The Creative Conteract

Interview and workshop study by Domenica Landin and Mamoru Watanabe

The rise of social media (e.g., YouTube) has made music videos a valuable tool for music promotion and audience engagement. While this has opened up opportunities for collaboration between musicians and visual artists, the demand for visual works continues to grow. For emerging artists with limited or zero budget, the most common way to meet industry standards is through exchanging creative capital (competencies + skills + time = creative output). Under this basis, creatives enter into a collaboration rooted in camaraderie. However, power dynamics, cultural differences and extractive practices often hinder such collaborations.

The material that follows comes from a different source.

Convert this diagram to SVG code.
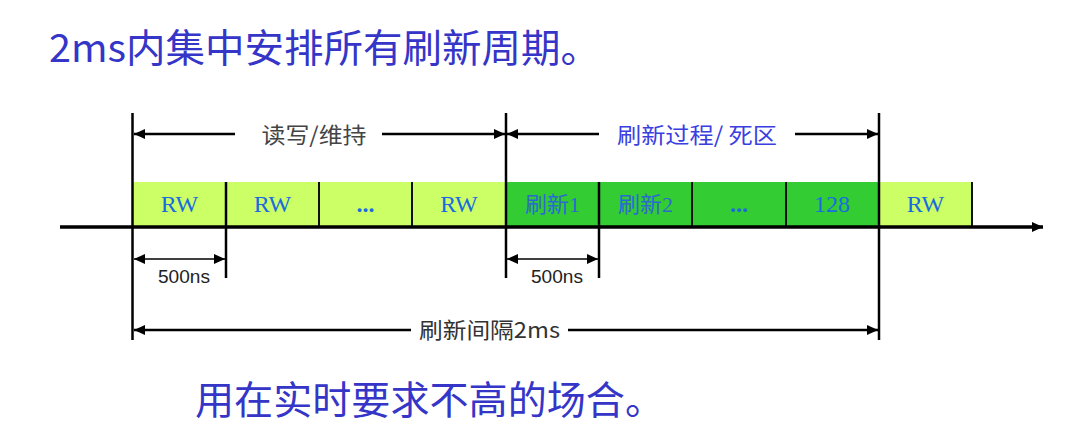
<svg xmlns="http://www.w3.org/2000/svg" width="1067" height="437" viewBox="0 0 1067 437">
<style>
.title{font-family:"Noto Sans CJK SC","Noto Sans",sans-serif;fill:#3535c8;font-size:39px}
.rw{font-family:"Liberation Serif","Noto Sans CJK SC",serif;fill:#1a6ae0;font-size:24px;text-anchor:middle}
.dots{font-family:"Liberation Serif",serif;fill:#1a6ae0;font-size:24px;font-weight:bold;text-anchor:middle}
.rf{font-family:"Liberation Serif","Noto Sans CJK SC",serif;fill:#2a6ad0;font-size:22px;text-anchor:middle}
.lab{font-family:"Noto Sans CJK SC",sans-serif;font-size:22px;text-anchor:middle}
.ns{font-family:"Liberation Sans",sans-serif;font-size:19px;fill:#222;text-anchor:middle}
.light{fill:#ccff66}
.dark{fill:#33cc33}
.div{stroke:#111;stroke-width:2}
.vl{stroke:#000;stroke-width:2.5}
.arr{stroke:#000;stroke-width:2.5;fill:none}
.thin{stroke:#000;stroke-width:1.5;fill:none}
</style>
<defs>
<marker id="ah" markerWidth="12" markerHeight="10" refX="11" refY="5" orient="auto-start-reverse" markerUnits="userSpaceOnUse">
<path d="M0,0 L11,5 L0,10 Z" fill="#000"/>
</marker>
</defs>
<rect width="1067" height="437" fill="#fff"/>
<text class="title" x="49" y="62" textLength="551" lengthAdjust="spacingAndGlyphs">2ms内集中安排所有刷新周期。</text>

<g id="boxes">
<g id="rw1"><rect class="light" x="133" y="182" width="93" height="45"/><text class="rw" x="179.5" y="212">RW</text></g>
<g id="rw2"><rect class="light" x="226" y="182" width="93" height="45"/><text class="rw" x="272.5" y="212">RW</text></g>
<g id="rw3"><rect class="light" x="319" y="182" width="93" height="45"/><text class="dots" x="365.5" y="212">...</text></g>
<g id="rw4"><rect class="light" x="412" y="182" width="94" height="45"/><text class="rw" x="459" y="212">RW</text></g>
<g id="rf1"><rect class="dark" x="506" y="182" width="93" height="45"/><text class="rf" x="552.5" y="212">刷新1</text></g>
<g id="rf2"><rect class="dark" x="599" y="182" width="93" height="45"/><text class="rf" x="645.5" y="212">刷新2</text></g>
<g id="rf3"><rect class="dark" x="692" y="182" width="94" height="45"/><text class="dots" x="739" y="212">...</text></g>
<g id="rf4"><rect class="dark" x="786" y="182" width="93" height="45"/><text class="rw" x="832" y="212">128</text></g>
<g id="rw5"><rect class="light" x="879" y="182" width="93" height="45"/><text class="rw" x="925.5" y="212">RW</text></g>
</g>

<g id="connectors">
<line class="div" x1="319" y1="182" x2="319" y2="227"/>
<line class="div" x1="412" y1="182" x2="412" y2="227"/>
<line class="div" x1="692" y1="182" x2="692" y2="227"/>
<line class="div" x1="786" y1="182" x2="786" y2="227"/>
<line class="div" x1="972" y1="182" x2="972" y2="227"/>
<line class="vl" x1="132.5" y1="113" x2="132.5" y2="340"/>
<line class="vl" x1="506" y1="113" x2="506" y2="278"/>
<line class="vl" x1="879" y1="113" x2="879" y2="340"/>
<line class="vl" x1="226" y1="182" x2="226" y2="278"/>
<line class="vl" x1="599" y1="182" x2="599" y2="278"/>
<line x1="60" y1="227" x2="1043" y2="227" stroke="#000" stroke-width="3.5" marker-end="url(#ah)"/>
<path class="arr" d="M235,134 H134" marker-end="url(#ah)"/>
<path class="arr" d="M382,134 H505" marker-end="url(#ah)"/>
<path class="arr" d="M599,134 H507" marker-end="url(#ah)"/>
<path class="arr" d="M795,134 H878" marker-end="url(#ah)"/>
<path class="thin" d="M134,259 H225" marker-start="url(#ah)" marker-end="url(#ah)"/>
<path class="thin" d="M507,259 H598" marker-start="url(#ah)" marker-end="url(#ah)"/>
<path class="arr" d="M411,330 H134" marker-end="url(#ah)"/>
<path class="arr" d="M568,330 H878" marker-end="url(#ah)"/>
</g>

<g id="labels">
<text class="lab" x="314" y="143" fill="#444" textLength="105" lengthAdjust="spacingAndGlyphs">读写/维持</text>
<text class="lab" x="697" y="143" fill="#3a40e0" textLength="160" lengthAdjust="spacingAndGlyphs">刷新过程/ 死区</text>
<text class="ns" x="184" y="283" textLength="52" lengthAdjust="spacingAndGlyphs">500ns</text>
<text class="ns" x="557" y="283" textLength="52" lengthAdjust="spacingAndGlyphs">500ns</text>
<text class="lab" x="489.5" y="338" fill="#333" textLength="141" lengthAdjust="spacingAndGlyphs">刷新间隔2ms</text>
</g>

<text class="title" x="195" y="414" fill="#3333bb" textLength="469" lengthAdjust="spacingAndGlyphs">用在实时要求不高的场合。</text>
</svg>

To address this, we propose a renewed Creative Contract—a convivial agreement rooted in mutual respect and reciprocity. We discuss the creative exchanges between early-career musicians and visual artists, the ethical concerns that arise during these (exchanges) and offer suggestions for establishing more harmonious and sustainable collaborative agreements.

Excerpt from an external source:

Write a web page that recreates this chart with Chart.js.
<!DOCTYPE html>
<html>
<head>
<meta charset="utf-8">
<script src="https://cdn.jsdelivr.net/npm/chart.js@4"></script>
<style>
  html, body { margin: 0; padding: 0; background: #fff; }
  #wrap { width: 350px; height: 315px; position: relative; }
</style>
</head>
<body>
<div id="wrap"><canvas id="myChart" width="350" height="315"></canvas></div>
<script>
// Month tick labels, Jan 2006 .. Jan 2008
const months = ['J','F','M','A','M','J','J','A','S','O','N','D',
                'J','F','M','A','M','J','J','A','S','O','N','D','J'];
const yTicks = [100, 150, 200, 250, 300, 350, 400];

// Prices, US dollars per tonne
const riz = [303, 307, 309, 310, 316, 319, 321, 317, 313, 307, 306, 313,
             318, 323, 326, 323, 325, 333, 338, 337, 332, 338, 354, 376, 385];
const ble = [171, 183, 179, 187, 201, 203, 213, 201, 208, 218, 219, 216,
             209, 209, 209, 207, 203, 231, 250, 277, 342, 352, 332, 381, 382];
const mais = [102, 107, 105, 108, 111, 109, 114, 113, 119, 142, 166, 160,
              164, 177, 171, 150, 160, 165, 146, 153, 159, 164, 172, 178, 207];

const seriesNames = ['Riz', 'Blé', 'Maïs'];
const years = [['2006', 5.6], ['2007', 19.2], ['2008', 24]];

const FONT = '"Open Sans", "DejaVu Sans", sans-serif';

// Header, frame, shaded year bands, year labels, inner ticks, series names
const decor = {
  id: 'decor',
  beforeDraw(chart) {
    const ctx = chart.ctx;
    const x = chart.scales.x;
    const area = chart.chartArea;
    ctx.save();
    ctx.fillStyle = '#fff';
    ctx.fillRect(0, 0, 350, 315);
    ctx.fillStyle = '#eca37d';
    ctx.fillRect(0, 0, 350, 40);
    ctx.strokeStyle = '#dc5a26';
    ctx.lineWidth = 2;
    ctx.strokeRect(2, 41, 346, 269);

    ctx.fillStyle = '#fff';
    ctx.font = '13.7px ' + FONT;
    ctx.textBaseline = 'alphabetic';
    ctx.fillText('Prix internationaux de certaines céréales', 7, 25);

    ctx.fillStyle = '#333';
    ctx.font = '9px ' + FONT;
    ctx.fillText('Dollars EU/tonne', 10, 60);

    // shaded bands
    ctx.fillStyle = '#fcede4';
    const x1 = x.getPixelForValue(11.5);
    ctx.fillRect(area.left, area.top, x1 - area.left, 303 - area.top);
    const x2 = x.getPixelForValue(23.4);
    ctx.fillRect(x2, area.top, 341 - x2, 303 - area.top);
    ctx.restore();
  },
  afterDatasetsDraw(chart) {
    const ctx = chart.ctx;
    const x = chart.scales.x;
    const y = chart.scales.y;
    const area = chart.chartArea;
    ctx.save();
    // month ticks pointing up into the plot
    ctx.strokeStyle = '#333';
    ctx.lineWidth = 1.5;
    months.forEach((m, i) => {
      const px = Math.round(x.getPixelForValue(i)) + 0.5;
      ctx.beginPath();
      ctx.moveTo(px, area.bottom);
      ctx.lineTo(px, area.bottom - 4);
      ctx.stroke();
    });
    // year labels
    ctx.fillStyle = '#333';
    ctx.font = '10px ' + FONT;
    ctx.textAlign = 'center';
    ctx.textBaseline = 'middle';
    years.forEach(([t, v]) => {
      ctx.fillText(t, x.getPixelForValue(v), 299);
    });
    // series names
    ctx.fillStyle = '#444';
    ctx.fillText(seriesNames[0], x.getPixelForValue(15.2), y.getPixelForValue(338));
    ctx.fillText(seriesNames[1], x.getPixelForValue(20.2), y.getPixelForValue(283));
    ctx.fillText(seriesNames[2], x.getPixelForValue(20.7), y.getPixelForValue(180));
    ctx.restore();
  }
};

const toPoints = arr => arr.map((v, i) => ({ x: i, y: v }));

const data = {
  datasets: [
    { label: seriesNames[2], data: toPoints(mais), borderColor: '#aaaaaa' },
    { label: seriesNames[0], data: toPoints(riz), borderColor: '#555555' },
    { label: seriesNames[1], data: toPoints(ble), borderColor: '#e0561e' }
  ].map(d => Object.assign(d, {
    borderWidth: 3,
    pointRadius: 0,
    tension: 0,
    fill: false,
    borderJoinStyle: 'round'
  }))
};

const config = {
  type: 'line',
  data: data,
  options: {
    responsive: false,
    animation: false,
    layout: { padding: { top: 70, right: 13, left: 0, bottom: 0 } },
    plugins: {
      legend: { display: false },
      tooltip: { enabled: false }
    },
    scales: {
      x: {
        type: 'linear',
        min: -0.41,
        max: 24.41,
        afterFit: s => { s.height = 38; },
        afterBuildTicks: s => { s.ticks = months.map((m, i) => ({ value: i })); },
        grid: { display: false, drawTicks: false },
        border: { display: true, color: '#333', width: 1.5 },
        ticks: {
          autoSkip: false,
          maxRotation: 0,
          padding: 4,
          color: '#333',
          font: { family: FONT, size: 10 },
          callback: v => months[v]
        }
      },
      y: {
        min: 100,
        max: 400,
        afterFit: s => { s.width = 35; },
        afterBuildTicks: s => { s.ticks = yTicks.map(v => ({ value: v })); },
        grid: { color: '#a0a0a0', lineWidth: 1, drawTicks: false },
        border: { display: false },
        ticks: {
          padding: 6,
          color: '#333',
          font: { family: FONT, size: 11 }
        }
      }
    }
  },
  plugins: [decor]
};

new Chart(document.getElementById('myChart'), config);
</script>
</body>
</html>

Through a participatory design workshop, we invite participants to write their creative contracts while co-creating a speculative cover artwork. The process follows a series of prompts and uses tools specifically designed to support and guide participants as they make decisions together. The workshop guides participants through collaborative agreements and helps identify non-extractive collaborative practices. While participants are not required to have experience in audiovisual or multimedia practices, it is preferred that they have an interest in collaborative creative practices.